For most mid-sized and large organizations, a practical employer branding strategy runs to about ten or twelve pages, with a one-page EVP, a few pages on audience and proof, and annexes that hold detailed recruitment data, personas and channel plans.
Which metrics matter most when measuring employer branding impact?
The most useful metrics connect directly to talent and business outcomes, such as quality of hire, offer-accept rate, time to fill, eNPS and regretted attrition, rather than vanity indicators like social media followers or generic brand awareness scores.
How often should we update our EVP and employer brand narrative?
A good practice is to review the EVP, proof points and key stories every six months with current employees and leaders, then run a deeper refresh every two or three years when the company’s strategy, work environment or talent needs have significantly changed.
Who should own the employer branding strategy inside the organization?
Ownership typically sits with the Head of Employer Brand or VP Talent, but effective governance involves HR, talent acquisition, communications and business leaders, with clear decision rights on EVP changes, recruitment marketing priorities and internal storytelling.
How do we align internal employee experience with external employer branding?
The most reliable approach is to co-design the EVP with employees, use real stories from across the company culture as proof, and tie leadership objectives to behaviors that sustain the promised work environment, then track alignment through engagement surveys and candidate feedback.
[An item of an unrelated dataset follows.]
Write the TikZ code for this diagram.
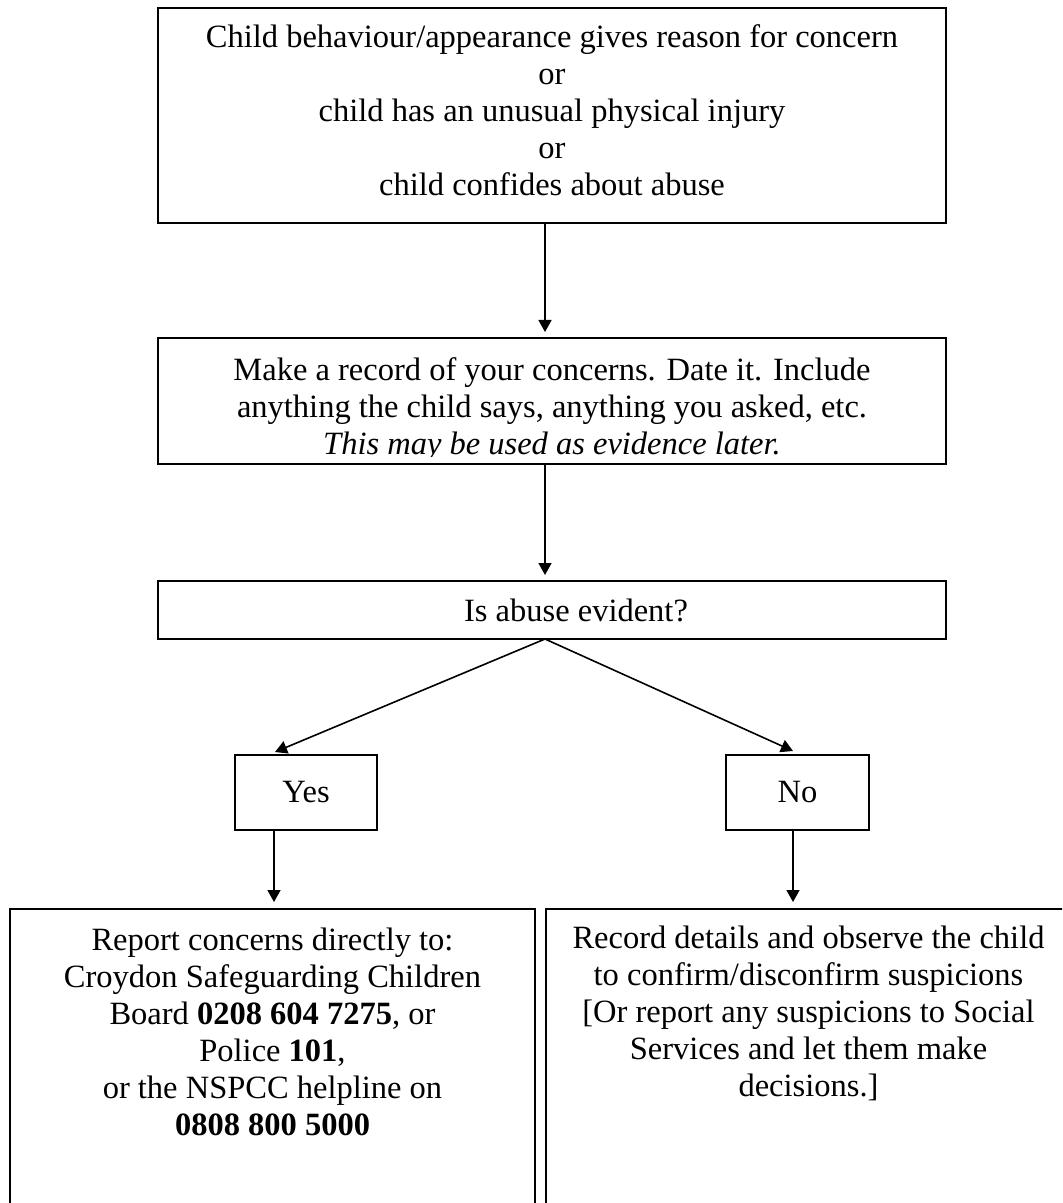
\documentclass[tikz,border=0pt]{standalone}
\usepackage{fontspec}
\setmainfont{Liberation Serif}
\usetikzlibrary{arrows.meta}
\begin{document}
\begin{tikzpicture}[x=0.5pt,y=-0.5pt,
  box/.style={draw, line width=1pt, rectangle, inner sep=0pt, outer sep=0pt,
    font=\fontsize{16.25pt}{18.5pt}\selectfont},
  txt/.style={anchor=base, inner sep=0pt, outer sep=0pt,
    font=\fontsize{16.25pt}{18.5pt}\selectfont},
  arr/.style={line width=0.8pt, -{Triangle[length=6pt,width=6.5pt]}}]
\clip (0,0) rectangle (1062,1203);
% boxes
\node[box, minimum width=394pt, minimum height=107.5pt] (b1) at (552,115.5) {};
\node[box, minimum width=394pt, minimum height=63pt] (b2) at (552,401) {};
\node[box, minimum width=394pt, minimum height=29pt] (b3) at (552,610) {};
\node[box, minimum width=71pt, minimum height=37.5pt] (yes) at (306,792.5) {Yes};
\node[box, minimum width=71.5pt, minimum height=37.5pt] (no) at (797.5,792.5) {No};
\node[box, minimum width=262.5pt, minimum height=175.5pt] (bl) at (272.5,1084.5) {};
\node[box, minimum width=262.5pt, minimum height=175.5pt] (br) at (808.5,1084.5) {};
% texts
\node[txt] (t1) at (552,48) {\parbox[t]{380pt}{\centering
  Child behaviour/appearance gives reason for concern\\
  or\\
  child has an unusual physical injury\\
  or\\
  child confides about abuse}};
\begin{scope}
\clip (160,340) rectangle (944,456);
\node[txt] (t2) at (552,380) {\parbox[t]{380pt}{\centering
  Make a record of your concerns. Date it. Include\\
  anything the child says, anything you asked, etc.\\
  \textit{This may be used as evidence later.}}};
\end{scope}
\node[txt] (t3) at (576,621) {Is abuse evident?};
\node[txt] (tl) at (272.5,950) {\parbox[t]{250pt}{\centering
  Report concerns directly to:\\
  Croydon Safeguarding Children\\
  Board \textbf{0208 604 7275}, or\\
  Police \textbf{101},\\
  or the NSPCC helpline on\\
  \textbf{0808 800 5000}}};
\node[txt] (tr) at (808.5,948) {\parbox[t]{250pt}{\centering
  Record details and observe the child\\
  to confirm/disconfirm suspicions\\
  {[}Or report any suspicions to Social\\
  Services and let them make\\
  decisions.{]}}};
% connectors
\draw[arr] ([xshift=-3.5pt]b1.south) -- ([xshift=-3.5pt,yshift=3pt]b2.north);
\draw[arr] ([xshift=-3.5pt]b2.south) -- ([xshift=-3.5pt,yshift=3pt]b3.north);
\draw[arr] ([xshift=-3.5pt]b3.south) -- ([xshift=-15.5pt,yshift=1.5pt]yes.north);
\draw[arr] ([xshift=-3.5pt]b3.south) -- ([xshift=-2.25pt,yshift=2pt]no.north);
\coordinate (ya) at ([xshift=-16pt]yes.south);
\coordinate (na) at ([xshift=-2.25pt]no.south);
\draw[arr] (ya) -- ([yshift=3.5pt]ya |- bl.north);
\draw[arr] (na) -- ([yshift=3.5pt]na |- br.north);
\end{tikzpicture}
\end{document}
Case study: turning a slide deck into an employer branding operating system
Consider a mid-sized B2B software company that treated employer branding as an occasional social media campaign. Time to fill for senior engineering roles averaged 78 days, offer-accept rate hovered around 68 percent and hiring managers complained about inconsistent candidate expectations.
Over six months, the team rebuilt its employer branding strategy using the six-part structure described above. They defined three priority talent segments with clear funnel data, rewrote a one-page EVP that spelled out trade-offs, and created a small proof library of named employee stories and internal mobility statistics. A simple distribution table aligned the career site, LinkedIn content and hiring manager toolkits around the same core messages.
Within a year, time to fill for senior engineers dropped from 78 to 55 days, offer-accept rate rose from 68 to 82 percent and referral hires increased by 30 percent. Finance could see the impact in reduced agency spend and lower vacancy costs, while employees reported a clearer understanding of what the company expected from them and what they could expect in return. The employer brand stopped being a campaign and became a practical operating system for talent acquisition and employee experience.